Summary statistics like mean, median, mode, standard deviation, minimum, maximum, and quartiles provide a quick numerical overview of central tendency and dispersion for continuous variables, while frequency counts and proportions do the same for categorical ones. Visualization plays a pivotal role in making abstract numbers comprehensible; histograms reveal the distribution shape of a single variable, indicating skewness, multimodality, or outliers; box plots highlight spread, central value, and potential anomalies; scatter plots illustrate correlations between two continuous variables, helping to spot linear or nonlinear trends; and heatmaps can display correlation matrices to show inter-variable relationships at a glance.
For categorical data, bar charts or pie charts depict category frequencies and proportions effectively. EDA also involves checking for data quality issues like duplicates, inconsistencies, or errors introduced during collection. By transforming variables—such as applying logarithms to reduce skewness or creating new features through combinations—analysts can normalize distributions and reveal hidden insights.
The iterative nature of EDA means cycling through cleaning, summarizing, visualizing, and questioning repeatedly until a clear picture emerges. Ultimately, EDA builds intuition about the data’s behavior, informs feature selection and engineering for modeling, prevents misleading conclusions from flawed assumptions, and guides the choice of appropriate statistical or machine learning techniques, ensuring that subsequent analyses are grounded in reality rather than theory alone.
Key Steps in MySQL EDA:
-
Data Cleaning and Preparation:
- Handle Missing Values: Identify and address missing values using techniques like imputation or removal.

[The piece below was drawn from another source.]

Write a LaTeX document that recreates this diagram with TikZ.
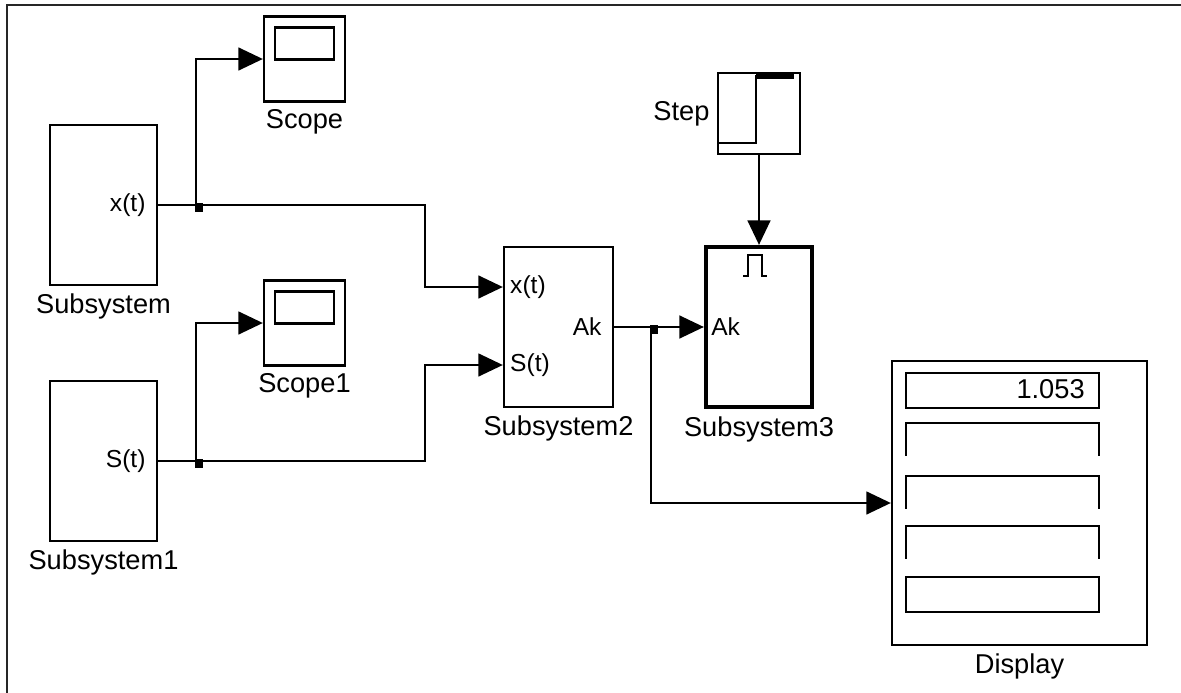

- Data Type Conversion: Ensure data types are correct for analysis (e.g., converting text to numeric).
- Outlier Detection and Handling: Identify and handle outliers using statistical methods or domain knowledge.
-
Univariate Analysis:
- Descriptive Statistics: Calculate measures like mean, median, mode, standard deviation, and quartiles.
- Data Distribution: Visualize data distribution using histograms, box plots, and density plots.
- Frequency Analysis: Analyze the frequency of categorical variables.
-
Bivariate Analysis:
- Correlation Analysis: Measure the strength and direction of relationships between numerical variables.
- Contingency Tables: Analyze the relationship between categorical variables.
- Scatter Plots: Visualize the relationship between two numerical variables.
-
Multivariate Analysis:
- Cluster Analysis: Group similar data points together.
- Principal Component Analysis (PCA): Reduce the dimensionality of data.
SQL Functions for EDA:
- Aggregation Functions:
COUNT,SUM,AVG,MIN,MAX - Statistical Functions:
STDDEV,VARIANCE,COVARIANCE - String Functions:
LENGTH,CONCAT,SUBSTRING - Date and Time Functions:
CURDATE,CURTIME,DATE_ADD,DATE_DIFF - Window Functions:
RANK,DENSE_RANK,ROW_NUMBER,LEAD,LAG
Tools for Visualization:
- MySQL Workbench: Built-in visualization capabilities.
- Python Libraries: Pandas, NumPy, Matplotlib, Seaborn.
- R: ggplot2, dplyr.
By effectively utilizing SQL and visualization tools, you can extract valuable insights from your data, make informed decisions, and drive data-driven actions.